I have been changing how I do things in my relationships, particularly my relationship with my partner. I am finding it difficult to be able to express my feelings and set a boundary without going into behaviour modification, judgement or expectations. I have been taking a look at my part in things in my relationship and trying to learn how to relate better. Sometimes I can do things differently than I've done them in the past, other times, especially when I'm tired, I make a mess of it. I was tired this week and I reacted to something my partner did. I made his behaviour my problem and judged him on it, then told him what I thought of his behaviour and then shouted at him and called him names. It was not good. I found his behaviour very challenging, and I was really tired. I couldn't figure out in my head how to respond appropriately and instead I lost my temper. My partner really lost his temper, did a bit of gaslighting, threw in a bit of swearing for good measure, and we had the mother of all rows.
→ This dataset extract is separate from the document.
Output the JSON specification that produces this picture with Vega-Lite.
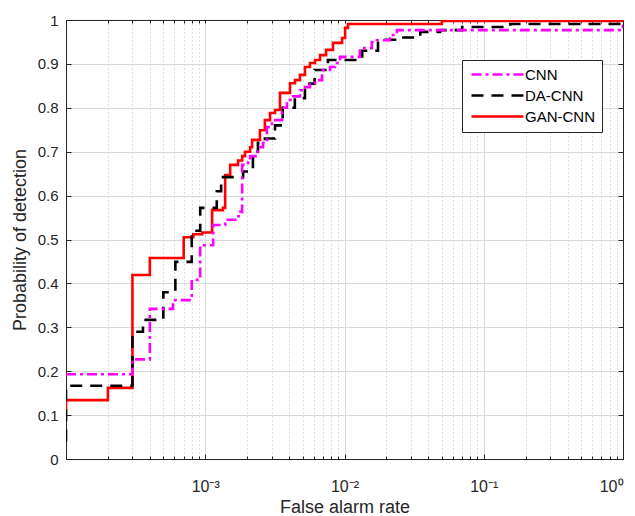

I feel so disappointed with myself that I behaved the way I did. I feel angry because I gave my partner something to blame me for, something to feel resentful towards me for. He has been expressing resentments towards me for some time, and i have been able to listen and be supportive. Some of the resentments my partner has had towards me have not been about me, and i have been able to not pick them up. This week I picked them up, ran with them ,threw them back at him and blew him a raspberry. I haven't heard from my partner all week. I have made an attempt to contact him and apologise for my part in the argument but he isn't interested in hearing what I have to say. He seems angry with me that I am changing my behavioiur and my responses to him, and it has felt as if he has been trying hard to cause a row with me. I feel angry with myself that I behaved the way I did and gave him a reason to put himself on the victim triangle. I'm angry that after weeks and weeks of being able to do it differently I put myself on the victim triangle and then in an attempt to get myself off it I persecuted my partner and put him on it.

I am finding making these changes so hard!